— YOUR OBJECTIVE —
Retype word for word the first line of the listing and each line after it up to the line with "ax.plot(xf, b +", with the pictures taken out.

— DATASET SECTION —
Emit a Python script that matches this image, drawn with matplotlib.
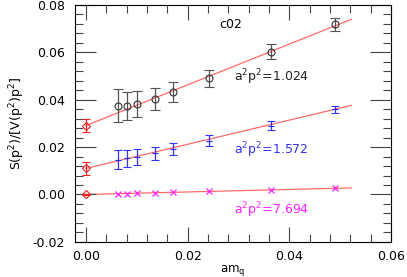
import numpy as np
import matplotlib
matplotlib.use("Agg")
import matplotlib.pyplot as plt
from matplotlib.ticker import MultipleLocator

plt.rcParams['mathtext.default'] = 'regular'
plt.rcParams['font.size'] = 9

# quark masses
am_q = [0.0062, 0.0081, 0.0101, 0.0135, 0.0171, 0.0242, 0.0364, 0.0489]

# a^2 p^2 = 1.024
y1 = [0.0375, 0.0375, 0.0382, 0.0403, 0.0431, 0.0491, 0.0603, 0.0719]
e1 = [0.0069, 0.0059, 0.0053, 0.0048, 0.0042, 0.0036, 0.0032, 0.0028]
# a^2 p^2 = 1.572
y2 = [0.0147, 0.0152, 0.0159, 0.0173, 0.0192, 0.0226, 0.0291, 0.0359]
e2 = [0.0041, 0.0037, 0.0033, 0.0029, 0.0025, 0.0023, 0.0018, 0.0016]
# a^2 p^2 = 7.694
y3 = [0.0003, 0.0004, 0.0005, 0.0007, 0.0009, 0.0013, 0.0020, 0.0027]

# chiral extrapolations (intercept, error, slope)
icpt = [0.0291, 0.0110, 0.0000]
icpt_err = [0.0029, 0.0026, 0.0003]
slope = [0.86, 0.51, 0.053]
x_end = 0.0522

fig, ax = plt.subplots(figsize=(4.07, 2.77), dpi=100)
fig.subplots_adjust(left=0.184, right=0.961, top=0.982, bottom=0.127)

xf = np.array([0.0, x_end])
for b, s in zip(icpt, slope):
    ax.plot(xf, b + s * xf, color='#ff6a6a', lw=0.9, zorder=1)

ax.errorbar(am_q, y1, yerr=e1, fmt='o', mfc='none', mec='#333333', ms=5,
            mew=0.8, ecolor='#555555', elinewidth=0.9, capsize=3.5, zorder=3)
ax.errorbar(am_q, y2, yerr=e2, fmt='_', color='#2222ee', ms=4, mew=0.8,
            ecolor='#3333ee', elinewidth=0.9, capsize=3, zorder=3)
ax.plot(am_q, y3, 'x', color='#ff22ff', ms=4, mew=0.9, zorder=3)
ax.errorbar([0, 0, 0], icpt, yerr=icpt_err, fmt='D', mfc='none',
            mec='#ee2222', ms=4, mew=0.8, ecolor='#ee2222', elinewidth=0.9,
            capsize=3, zorder=3)

ax.text(0.0284, 0.0716, 'c02', ha='center', va='center', fontsize=9)
ax.text(0.0290, 0.0494, 'a$^2$p$^2$=1.024', color='#222222', va='center', fontsize=9)
ax.text(0.0291, 0.0185, 'a$^2$p$^2$=1.572', color='#3333ee', va='center', fontsize=9)
ax.text(0.0291, -0.0067, 'a$^2$p$^2$=7.694', color='#ff22ff', va='center', fontsize=9)

ax.set_xlim(-0.0022, 0.06)
ax.set_ylim(-0.02, 0.08)
ax.xaxis.set_major_locator(MultipleLocator(0.02))
ax.xaxis.set_minor_locator(MultipleLocator(0.004))
ax.yaxis.set_major_locator(MultipleLocator(0.02))
ax.yaxis.set_minor_locator(MultipleLocator(0.004))
ax.xaxis.set_major_formatter(plt.FormatStrFormatter('%.2f'))
ax.yaxis.set_major_formatter(plt.FormatStrFormatter('%.2f'))
ax.tick_params(which='both', direction='in', top=True, right=True,
               color='#444444', width=0.8)
ax.tick_params(axis='y', which='major', length=15, pad=7)
ax.tick_params(axis='x', which='major', length=11, pad=6)
ax.tick_params(which='minor', length=6)
for sp in ax.spines.values():
    sp.set_linewidth(0.8)

ax.set_xlabel('am$_q$', fontsize=8.5, labelpad=0)
ax.set_ylabel('S(p$^2$)/[V(p$^2$)p$^2$]', fontsize=9, labelpad=4)

fig.savefig('out.png', dpi=100)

— TASK OUTPUT —
Emit a Python script that matches this image, drawn with matplotlib.
import numpy as np
import matplotlib
matplotlib.use("Agg")
import matplotlib.pyplot as plt
from matplotlib.ticker import MultipleLocator

plt.rcParams['mathtext.default'] = 'regular'
plt.rcParams['font.size'] = 9

# quark masses
am_q = [0.0062, 0.0081, 0.0101, 0.0135, 0.0171, 0.0242, 0.0364, 0.0489]

# a^2 p^2 = 1.024
y1 = [0.0375, 0.0375, 0.0382, 0.0403, 0.0431, 0.0491, 0.0603, 0.0719]
e1 = [0.0069, 0.0059, 0.0053, 0.0048, 0.0042, 0.0036, 0.0032, 0.0028]
# a^2 p^2 = 1.572
y2 = [0.0147, 0.0152, 0.0159, 0.0173, 0.0192, 0.0226, 0.0291, 0.0359]
e2 = [0.0041, 0.0037, 0.0033, 0.0029, 0.0025, 0.0023, 0.0018, 0.0016]
# a^2 p^2 = 7.694
y3 = [0.0003, 0.0004, 0.0005, 0.0007, 0.0009, 0.0013, 0.0020, 0.0027]

# chiral extrapolations (intercept, error, slope)
icpt = [0.0291, 0.0110, 0.0000]
icpt_err = [0.0029, 0.0026, 0.0003]
slope = [0.86, 0.51, 0.053]
x_end = 0.0522

fig, ax = plt.subplots(figsize=(4.07, 2.77), dpi=100)
fig.subplots_adjust(left=0.184, right=0.961, top=0.982, bottom=0.127)

xf = np.array([0.0, x_end])
for b, s in zip(icpt, slope):
    ax.plot(xf, b + s * xf, color='#ff6a6a', lw=0.9, zorder=1)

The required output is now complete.